Tesla, the electric car maker known for its spunky, lightning-quick Roadster, is releasing its four-door sedan, the Tesla S, next year. However, those who want one had better get in line because the car is already sold out.
Demand already outpacing supply for electric car maker
Tesla made a bold statement several years ago by trotting out the Tesla Roadster, an electric car that was also fast and fun to drive. The company also announced a five-door sedan would be following it, the Tesla S. The S, which would be pedestrian compared to the Roadster, would also be far cheaper, $50,000 after the government tax credit.
The Tesla S, according to Bloomberg, is slated to begin production next year, and the first models should be delivered to customers by the middle of 2012. However, the 6,500 units of the Tesla S that Tesla planned to offer have already been spoken for, according to Tesla founder Elon Musk.
Musk also reported that most of the buyers are new; 600 of the people who ordered the Tesla S also own a Tesla Roadster.
Three rows and lots of room
The Tesla S, according to CNN, is a five-door hatchback sedan.

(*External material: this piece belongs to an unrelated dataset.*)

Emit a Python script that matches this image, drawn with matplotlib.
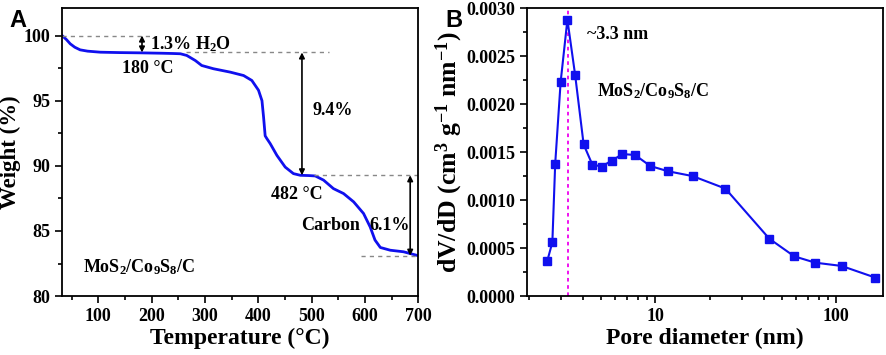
import matplotlib
matplotlib.use("Agg")
import matplotlib.pyplot as plt
from matplotlib.ticker import MultipleLocator, FixedLocator, NullFormatter
import numpy as np

plt.rcParams['font.family'] = ['Liberation Serif', 'DejaVu Serif']
plt.rcParams['mathtext.fontset'] = 'custom'
plt.rcParams['mathtext.rm'] = 'Liberation Serif:bold'
plt.rcParams['mathtext.bf'] = 'Liberation Serif:bold'
plt.rcParams['mathtext.default'] = 'bf'

# ---- Panel A: TGA data ----
tga_temp = [32, 40, 47.5, 56, 66, 80, 104, 140, 179, 220, 240, 254, 266, 282, 294,
            316, 347.5, 372.5, 388, 400.5, 407, 410, 413, 416, 422.5, 435, 450.6,
            466, 479, 495, 507, 522.5, 541, 560, 579, 597.5, 610, 619, 629, 647.5,
            672.5, 700]
tga_weight = [100.0, 99.7, 99.36, 99.1, 98.9, 98.8, 98.72, 98.69, 98.67, 98.64, 98.62,
              98.6, 98.47, 98.08, 97.7, 97.45, 97.19, 96.93, 96.55, 95.8, 95.0, 93.74,
              92.3, 92.1, 91.7, 90.8, 89.9, 89.4, 89.27, 89.25, 89.22, 88.9, 88.25,
              87.87, 87.23, 86.34, 85.3, 84.3, 83.73, 83.52, 83.4, 83.1]

# ---- Panel B: pore size distribution ----
pore_d = [2.53, 2.70, 2.80, 3.0, 3.27, 3.61, 4.02, 4.49, 5.05, 5.74, 6.59, 7.73,
          9.39, 11.8, 16.1, 24.4, 42.7, 58.6, 76.5, 107, 164]
dvdd = [0.000365, 0.00056, 0.00138, 0.00223, 0.00288, 0.00230, 0.00158, 0.00137,
        0.00135, 0.00141, 0.00148, 0.00147, 0.001355, 0.00130, 0.00125, 0.00112,
        0.000597, 0.000414, 0.000348, 0.000314, 0.000193]
peak_d = 3.3

blue = '#1010ee'

fig = plt.figure(figsize=(8.86, 3.55), dpi=100)
axA = fig.add_axes([0.070, 0.166, 0.402, 0.811])
axB = fig.add_axes([0.595, 0.166, 0.402, 0.811])

for ax in (axA, axB):
    for s in ax.spines.values():
        s.set_linewidth(1.3)
    ax.tick_params(which='both', direction='out', top=False, right=False, width=1.2,
                   labelsize=13)
    ax.tick_params(which='major', length=5)
    ax.tick_params(which='minor', length=3)

# Panel A
axA.plot(tga_temp, tga_weight, color=blue, lw=2)
axA.set_xlim(32, 700)
axA.set_ylim(80, 102.1)
axA.xaxis.set_minor_locator(MultipleLocator(50))
axA.yaxis.set_minor_locator(MultipleLocator(2.5))
axA.set_xticks([100, 200, 300, 400, 500, 600, 700])
axA.set_xticklabels(['100', '200', '300', '400', '500', '600', '700'], fontweight='bold')
axA.set_yticks([80, 85, 90, 95, 100])
axA.set_yticklabels(['80', '85', '90', '95', '100'], fontweight='bold')
axA.set_xlabel('Temperature (°C)', fontsize=17, fontweight='bold', labelpad=2)
axA.set_ylabel('Weight (%)', fontsize=16.5, fontweight='bold', labelpad=2)

dcol = '#888888'
axA.plot([32, 205], [100, 100], ls=(0, (3, 3)), color=dcol, lw=1)
axA.plot([265, 532], [98.7, 98.7], ls=(0, (3, 3)), color=dcol, lw=1)
axA.plot([505, 700], [89.27, 89.27], ls=(0, (3, 3)), color=dcol, lw=1)
axA.plot([592, 700], [83.1, 83.1], ls=(0, (3, 3)), color=dcol, lw=1)
arr = dict(arrowstyle='<|-|>', color='black', lw=1.2, mutation_scale=8, shrinkA=0, shrinkB=0)
axA.annotate('', xy=(182, 100), xytext=(182, 98.7), arrowprops=arr)
axA.annotate('', xy=(482, 98.7), xytext=(482, 89.27), arrowprops=arr)
axA.annotate('', xy=(685, 89.27), xytext=(685, 83.1), arrowprops=arr)

tk = dict(fontsize=13, fontweight='bold')
axA.text(197, 99.35, r'1.3% H$_2$O', va='center', ha='left', **tk)
axA.text(192, 97.5, '180 °C', va='center', ha='center', **tk)
axA.text(502, 94.25, '9.4%', va='center', ha='left', **tk)
axA.text(472, 87.8, '482 °C', va='center', ha='center', **tk)
axA.text(480, 85.4, 'Carbon', va='center', ha='left', **tk)
axA.text(609, 85.4, '6.1%', va='center', ha='left', **tk)
axA.text(72, 82.2, r'MoS$_2$/Co$_9$S$_8$/C', va='center', ha='left', **tk)

# Panel B
axB.plot(pore_d, dvdd, color=blue, lw=1.5, marker='s', ms=5.5)
axB.set_xscale('log')
axB.set_xlim(1.96, 182)
axB.set_ylim(0, 0.003)
axB.axvline(peak_d, color='#ee00ee', ls=(0, (2, 2)), lw=1.3, zorder=0)
axB.set_xticks([10, 100])
axB.set_xticklabels(['10', '100'], fontweight='bold')
axB.xaxis.set_minor_locator(FixedLocator([2, 3, 4, 5, 6, 7, 8, 9, 20, 30, 40, 50, 60, 70, 80, 90]))
axB.xaxis.set_minor_formatter(NullFormatter())
axB.set_yticks([0, 0.0005, 0.0010, 0.0015, 0.0020, 0.0025, 0.0030])
axB.set_yticklabels(['0.0000', '0.0005', '0.0010', '0.0015', '0.0020', '0.0025', '0.0030'],
                    fontweight='bold')
axB.yaxis.set_minor_locator(MultipleLocator(0.00025))
axB.set_xlabel('Pore diameter (nm)', fontsize=17, fontweight='bold', labelpad=2)
axB.set_ylabel(r'dV/dD (cm$^3$ g$^{-1}$ nm$^{-1}$)', fontsize=18.5, fontweight='bold', labelpad=1)
axB.text(4.2, 0.00273, '~3.3 nm', va='center', ha='left', **tk)
axB.text(4.77, 0.00214, r'MoS$_2$/Co$_9$S$_8$/C', va='center', ha='left', **tk)

fig.text(0.011, 0.975, 'A', fontsize=17, fontweight='bold', family='Liberation Sans', va='top')
fig.text(0.503, 0.975, 'B', fontsize=17, fontweight='bold', family='Liberation Sans', va='top')

fig.savefig('out.png', dpi=100)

It has three rows of seats — a standard two-row configuration with two rear-facing child seats mounted to the back of the bench seats. The child seats also feature race-style five-point harnesses.
The sedan can seat seven people and the Tesla S has as much interior cabin space as a mid-size crossover SUV. Because there is no engine taking up the front compartment of the car, that space is the trunk. The motor is mounted around the rear axle.
Plenty of power on tap
The electric motor produces up to 400 horsepower, but the power output and range of the car depends on exactly which option the buyer selects. The base model has a 160-mile range, but up to two more battery clusters can be added for $10,000 each onto the base price, for a maximum range of 300 miles per charge.
Additional packages can be added, such as the luxurious Signature model, which goes for $80,000. The base Tesla S will go from 0 to 60 miles per hour in 5.5 seconds, but the performance model will race to 60 in just 4.5 seconds. The Roadster, according to Tesla, races from 0 to 60 in 3.7 seconds.
Musk, according to Bloomberg, projects that Tesla will turn a profit for the first time in 2013. According to AutoCar, the company has taken a loss on every car it has sold, though its Roadster was a technical achievement that was unmatched among other electric car makers. The company also plans a crossover SUV and cabriolet for 2013 and a new Roadster by 2014. The new Tesla Roadster will not be based on the Lotus Elise like the original.